IGNACIO CAMACHO-ABC
- El victimismo crea una conciencia identitaria ficticia que convierte la queja en un instrumento de agitación política
El núcleo de la estrategia de la izquierda moderna es la explotación del victimismo. La condición de víctimas, reales o ficticias, proporciona cohesión identitaria a las minorías y permite convertirlas en instrumentos de agitación política. En España, ante la ausencia de conflictos raciales, que ofrecen un potencial de victimización bastante objetivo, el activismo ‘progresista’ estimula la conciencia de agravio –la cultura de la queja– entre grupos de naturaleza heterogénea que se consideren a sí mismos maltratados, ignorados u ofendidos. La asignación de un rol de sufrimiento colectivo se efectúa sobre todo mediante la creación de un enemigo, el elemento esencial de la polarización, el combustible dialéctico del populismo. Así, a los tradicionales sectores de población más o menos discriminados (gays, transexuales, inmigrantes, enfermos mentales, discapacitados, familiares de represaliados por el franquismo), se puede sumar cualquier conjunto de individuos con alguna reclamación de derechos desprotegidos. Los ministerios de Podemos funcionan como principal expendeduría oficial de certificados de víctimas. Se los han otorgado a los gordos, a las mascotas, a los okupas, a los clientes de banca, a los consumidores de energía (en esto no les falta razón), a los insurrectos separatistas condenados por la justicia. ¡¡Hasta a los lobos!! Sólo las víctimas del terrorismo etarra carecen ante este Gobierno de acreditación suficiente para ser atendidas en sus peticiones de reparación digna.

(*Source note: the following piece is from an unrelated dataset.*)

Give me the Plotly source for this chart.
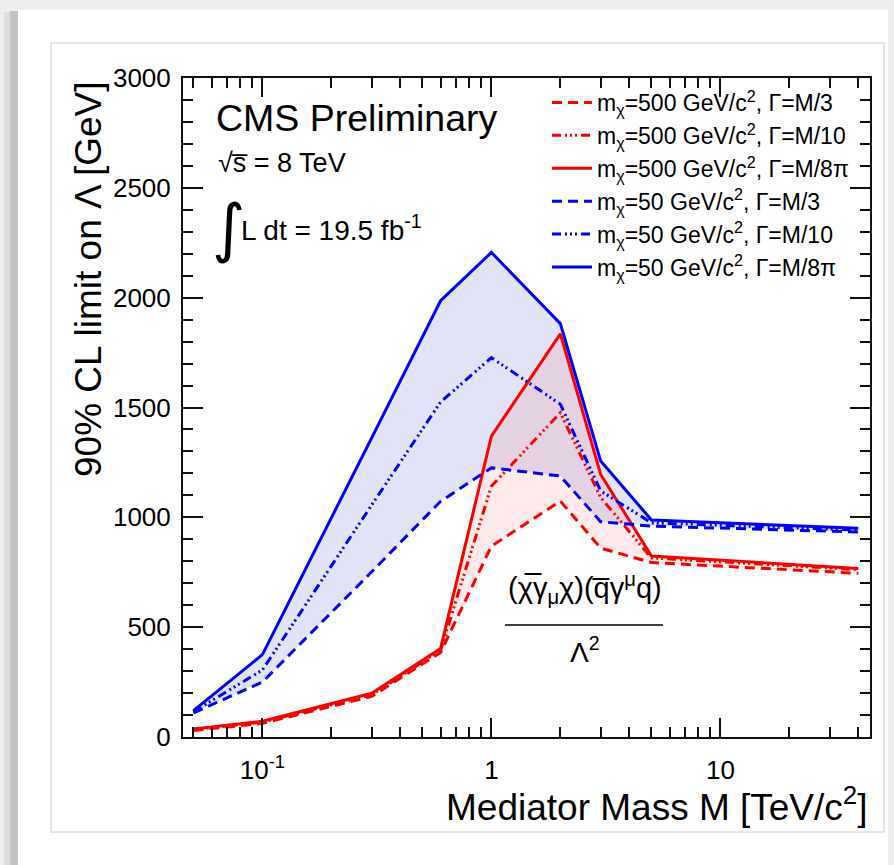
import plotly.graph_objects as go

# Mediator masses [TeV/c^2]
mass = [0.05, 0.1, 0.3, 0.6, 1, 2, 3, 5, 40]

# 90% CL lower limits on Lambda [GeV]
m500_w3 = [30, 62, 185, 385, 869, 1074, 860, 794, 745]
m500_w10 = [34, 68, 192, 395, 1142, 1476, 1090, 815, 762]
m500_w8pi = [36, 72, 199, 403, 1370, 1835, 1195, 824, 767]
m50_w3 = [110, 250, 752, 1073, 1225, 1188, 980, 960, 933]
m50_w10 = [115, 305, 1056, 1525, 1727, 1515, 1120, 975, 942]
m50_w8pi = [120, 375, 1362, 1986, 2206, 1882, 1256, 988, 950]

legend_names = [
    "m<sub>χ</sub>=500 GeV/c<sup>2</sup>, Γ=M/3",
    "m<sub>χ</sub>=500 GeV/c<sup>2</sup>, Γ=M/10",
    "m<sub>χ</sub>=500 GeV/c<sup>2</sup>, Γ=M/8π",
    "m<sub>χ</sub>=50 GeV/c<sup>2</sup>, Γ=M/3",
    "m<sub>χ</sub>=50 GeV/c<sup>2</sup>, Γ=M/10",
    "m<sub>χ</sub>=50 GeV/c<sup>2</sup>, Γ=M/8π",
]

x_tickvals = [0.1, 1, 10]
x_ticktext = ["10<sup>-1</sup>", "1", "10"]

W, H = 894, 865
L, R, T, B = 183, 24, 78, 128
PW, PH = W - L - R, H - T - B


def px(x):
    return (x - L) / PW


def py(y):
    return (H - B - y) / PH


RED = "#ff0000"
BLUE = "#0000ff"
DASH = "10px,6px"
DASHDOT3 = "9px,4px,2px,3px,2px,3px,2px,4px"
FONT = "Liberation Sans, Arial, sans-serif"

fig = go.Figure()

# shaded bands between widest and narrowest width hypotheses
fig.add_trace(go.Scatter(
    x=mass + mass[::-1], y=m50_w8pi + m50_w3[::-1],
    fill="toself", fillcolor="rgba(60,70,200,0.15)",
    line=dict(width=0), mode="lines", showlegend=False, hoverinfo="skip"))
fig.add_trace(go.Scatter(
    x=mass + mass[::-1], y=m500_w8pi + m500_w3[::-1],
    fill="toself", fillcolor="rgba(245,60,60,0.11)",
    line=dict(width=0), mode="lines", showlegend=False, hoverinfo="skip"))

series = [
    (m500_w3, RED, DASH),
    (m500_w10, RED, DASHDOT3),
    (m500_w8pi, RED, "solid"),
    (m50_w3, BLUE, DASH),
    (m50_w10, BLUE, DASHDOT3),
    (m50_w8pi, BLUE, "solid"),
]
for i, (vals, col, dash) in enumerate(series):
    fig.add_trace(go.Scatter(
        x=mass, y=vals, mode="lines", name=legend_names[i],
        legendgroup=f"g{i}",
        line=dict(color=col, width=3, dash=dash)))

minor_x = [0.05, 0.06, 0.07, 0.08, 0.09, 0.2, 0.3, 0.4, 0.5, 0.6, 0.7, 0.8, 0.9,
           2, 3, 4, 5, 6, 7, 8, 9, 20, 30, 40]

axis_common = dict(
    showline=True, linecolor="#111", linewidth=2, mirror="allticks",
    ticks="inside", tickcolor="#111", tickwidth=1.5,
    showgrid=False, zeroline=False,
    tickfont=dict(family=FONT, size=26, color="#000"),
)

fig.update_xaxes(
    type="log", range=[-1.3468, 1.6532],
    tickmode="array", tickvals=x_tickvals, ticktext=x_ticktext,
    ticklen=19, ticklabelstandoff=9,
    minor=dict(tickmode="array", tickvals=minor_x, ticklen=10,
               ticks="inside", tickcolor="#111", tickwidth=1.5, showgrid=False),
    **axis_common)
fig.update_yaxes(
    range=[0, 3000], dtick=500, tick0=0, ticklen=20, ticklabelstandoff=5,
    minor=dict(dtick=100, ticklen=10, ticks="inside", tickcolor="#111",
               tickwidth=1.5, showgrid=False),
    **axis_common)

shapes = [
    # page card with soft drop shadow
    dict(type="rect", xref="paper", yref="paper", x0=px(4), x1=px(11),
         y0=py(H), y1=py(12), fillcolor="#dedede", line_width=0, layer="below"),
    dict(type="rect", xref="paper", yref="paper", x0=px(10), x1=px(18),
         y0=py(H), y1=py(11), fillcolor="#c4c4c4", line_width=0, layer="below"),
    dict(type="rect", xref="paper", yref="paper", x0=px(18), x1=px(888),
         y0=py(H), y1=py(10), fillcolor="#ffffff", line_width=0, layer="below"),
    dict(type="rect", xref="paper", yref="paper", x0=px(51), x1=px(884),
         y0=py(832), y1=py(43), line=dict(color="#dcdcdc", width=1.5),
         layer="below"),
    # fraction bar of the operator
    dict(type="line", xref="paper", yref="paper", x0=px(505), x1=px(663),
         y0=py(625), y1=py(625), line=dict(color="#000", width=1.5)),
]

annotations = [
    dict(text="CMS Preliminary", x=px(214), y=py(118), xanchor="left",
         yanchor="middle", font=dict(size=37.5)),
    dict(text="√s\u0305 = 8 TeV", x=px(216), y=py(163), xanchor="left",
         yanchor="middle", font=dict(size=27)),
    dict(text="∫", x=px(210), y=py(228), xanchor="left", yanchor="middle",
         font=dict(size=64, family="DejaVu Sans")),
    dict(text="L dt = 19.5 fb<sup>-1</sup>", x=px(239), y=py(228),
         xanchor="left", yanchor="middle", font=dict(size=28)),
    dict(text="(χ\u0305γ<sub>μ</sub>χ)(q\u0305γ<sup>μ</sup>q)", x=px(585),
         y=py(588), xanchor="center", yanchor="middle", font=dict(size=29)),
    dict(text="Λ<sup>2</sup>", x=px(585), y=py(650), xanchor="center",
         yanchor="middle", font=dict(size=28)),
    dict(text="Mediator Mass M [TeV/c<sup>2</sup>]", x=px(870), y=py(804),
         xanchor="right", yanchor="middle", font=dict(size=37)),
    dict(text="90% CL limit on Λ [GeV]", x=px(88), y=py(279), textangle=-90,
         xanchor="center", yanchor="middle", font=dict(size=37)),
]
for a in annotations:
    a.update(xref="paper", yref="paper", showarrow=False)
    a["font"].setdefault("family", FONT)
    a["font"].setdefault("color", "#000")

fig.update_layout(
    width=W, height=H,
    margin=dict(l=L, r=R, t=T, b=B),
    paper_bgcolor="#eeeeee", plot_bgcolor="#ffffff",
    font=dict(family=FONT, color="#000"),
    shapes=shapes, annotations=annotations,
    legend=dict(x=px(547), y=py(81), xanchor="left", yanchor="top",
                bgcolor="rgba(0,0,0,0)", font=dict(family=FONT, size=23),
                tracegroupgap=0, itemwidth=40),
)

fig.write_html("out.html")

Pero las víctimas por excelencia en el catálogo izquierdista son las mujeres, que por su número y peso social constituyen un caladero electoral formidable. De ahí la dificultad para encajar ciertas evidencias con que la realidad contradice el discurso dominante; por ejemplo, los casos de violencia con sujetos femeninos culpables. El Gobierno ha tenido que admitir en voz baja que la mayoría de los asesinatos infantiles los cometen las madres, e Irene Montero ha tardado varios días en pronunciarse de forma oblicua sobre el espeluznante episodio de la niña asturiana Olivia. Simplemente porque no le convenía, porque ‘detalles’ como la confesión de parte y las denuncias falsas contra el padre desmontan el sesgo ideológico del truculento desenlace. Se ha desmoronado el argumento de combate. De repente ha desaparecido el concepto causal de violencia vicaria: la infanticida estaba perturbada y atiborrada de orfidales. A la ministra le hubiese bastado con decir, para romper su incómodo, delator silencio, que la maldad no tiene sexo ni género, pero esa explicación sensata resquebrajaría su argumentario maniqueo. Y para salir del paso pidió «que no se utilice el dolor de las víctimas», que es exactamente lo que su ministerio y su partido vienen haciendo. Con el agravante deshonesto de atribuir esa categoría de damnificados sólo a quienes deciden ellos.